Tutti questi aspetti portano entrambi i partner a sentire dentro di sé una vocina che dice “nessuno ci capisce….mi sento solo/a, ci sentiamo soli”.

Allora la soluzione migliore forse è non parlarne con nessuno? Tenersi tutto per sé? Se gli altri non mi possono capire perché parlarne? Che senso ha? No, non è la scelta migliore. Parlarne serve innanzitutto a voi, è utile a voi per alleggerirvi di una parte del peso, è utile a ridurre la vostra sofferenza, a combattere la banalizzazione e la solitudine che aleggiano attorno a questa problematica.

Parlatene, parlatene in primis tra voi in coppia. Qui mi rivolgo alle donne, coinvolgete il vostro partner nell’accompagnarvi ai monitoraggi e alle visite in genere, anche quelle in cui non sarebbe necessaria la sua presenza, chiedetegli di preparare le medicine per voi, di assistervi quando fate quelle maledette  punture. Questo non perché da sole non sareste in grado, ma perché aiuta voi ad avere un supporto, aiuta il vostro partner a non sentirsi inutile, aiuta la vostra coppia a rafforzarsi nel condividere il dolore di questa esperienza a partire dalle piccole cose, dai piccoli gesti. Non abbiate paura di ferire l’altro/a, il vostro partner ha bisogno di capire cosa provate, di condividere le forti emozioni che state provando, ha bisogno di sentirsi partecipe.

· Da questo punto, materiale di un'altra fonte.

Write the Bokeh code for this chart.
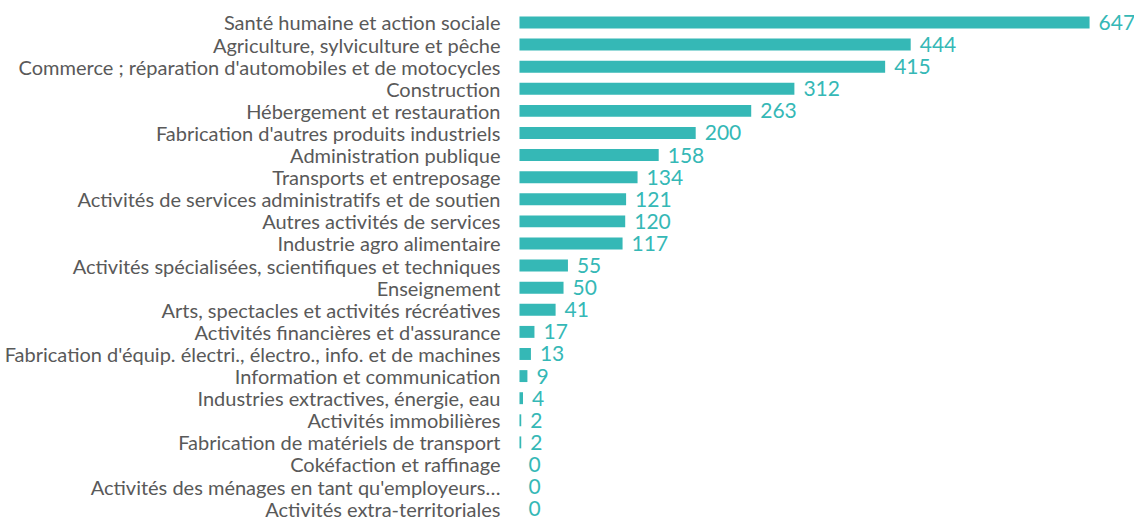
from bokeh.plotting import figure
from bokeh.models import ColumnDataSource, Range1d
from bokeh.core.properties import value
from bokeh.embed import file_html
from bokeh.resources import INLINE

categories = [
    "Santé humaine et action sociale",
    "Agriculture, sylviculture et pêche",
    "Commerce ; réparation d'automobiles et de motocycles",
    "Construction",
    "Hébergement et restauration",
    "Fabrication d'autres produits industriels",
    "Administration publique",
    "Transports et entreposage",
    "Activités de services administratifs et de soutien",
    "Autres activités de services",
    "Industrie agro alimentaire",
    "Activités spécialisées, scientifiques et techniques",
    "Enseignement",
    "Arts, spectacles et activités récréatives",
    "Activités financières et d'assurance",
    "Fabrication d'équip. électri., électro., info. et de machines",
    "Information et communication",
    "Industries extractives, énergie, eau",
    "Activités immobilières",
    "Fabrication de matériels de transport",
    "Cokéfaction et raffinage",
    "Activités des ménages en tant qu'employeurs…",
    "Activités extra-territoriales",
]
values = [647, 444, 415, 312, 263, 200, 158, 134, 121, 120, 117, 55, 50, 41, 17, 13, 9, 4, 2, 2, 0, 0, 0]
value_labels = [str(v) for v in values]

BAR = "#35B8B6"
FONT = "Lato"

rank = list(range(len(categories)))
src = ColumnDataSource(dict(cat=categories, pos=rank, val=values, lab=value_labels, zero=[0] * len(values)))

p = figure(
    width=1134, height=523,
    y_range=Range1d(22.67, -0.995),
    x_range=Range1d(-589, 698),
    output_backend="svg", toolbar_location=None,
    min_border=0, min_border_left=0, min_border_right=0, min_border_top=0, min_border_bottom=0,
)
p.axis.visible = False
p.grid.visible = False
p.outline_line_color = None
p.background_fill_color = "white"

p.hbar(y="pos", left=0, right="val", height=0.54, source=src, fill_color=BAR, line_color=None)

p.text(x="val", y="pos", text="lab", source=src, x_offset=9, text_align="left", text_baseline="middle",
       text_font=value(FONT), text_font_size="21px", text_color=BAR)

p.text(x="zero", y="pos", text="cat", source=src, x_offset=-19, text_align="right", text_baseline="middle",
       text_font=value(FONT), text_font_size="20px", text_color="#595959")

open("out.html", "w").write(file_html(p, INLINE))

E non temete di dirlo alle persone che vi circondano, non dovete vergognarvi, aiutate chi vi ama a capire meglio cosa comporta questo percorso, quello che state provando, come vi sentite. Considerate anche la vostra “sensibilità” in questo periodo così delicato e prendete atto del fatto che probabilmente le emozioni che state provando risentono inevitabilmente del forte stress che state attraversando e del vostro punto di vista. Questo non vuol dire che dovete giustificare a tutti i costi il comportamento altrui a scapito del vostro dolore, ma considerate anche la possibilità che dall’altra parte realmente chi vi vuole bene non sappia cosa fare o cosa dire in questa situazione, come sia più opportuno starvi vicino. Forse scoprirete che non siete così soli come pensavate, vi darete l’opportunità di condividere la vostra esperienza, forse scoprirete che ci sono altre coppie vicino a voi che, esattamente come voi, hanno sofferto e stanno soffrendo. Forse scoprirete che anche tra gli operatori che prenderanno in carico il vostro doloroso cammino c’è chi questa storia la conosce molto bene e l’ha vissuta in prima persona.

E se davvero, infine, qualcuno accanto a voi non dovesse comprendere minimamente tutto quello che state attraversando beh,  non importa. Parlarne non servirà agli altri bensì a voi per non sentirvi soli e persi, per sentire meno carico addosso, per capire chi merita realmente di stare al vostro fianco.

Siate consapevoli della vostra forza, del vostro atto di coraggio, alleggeritevi di questo peso, non abbiate paura, non siete soli.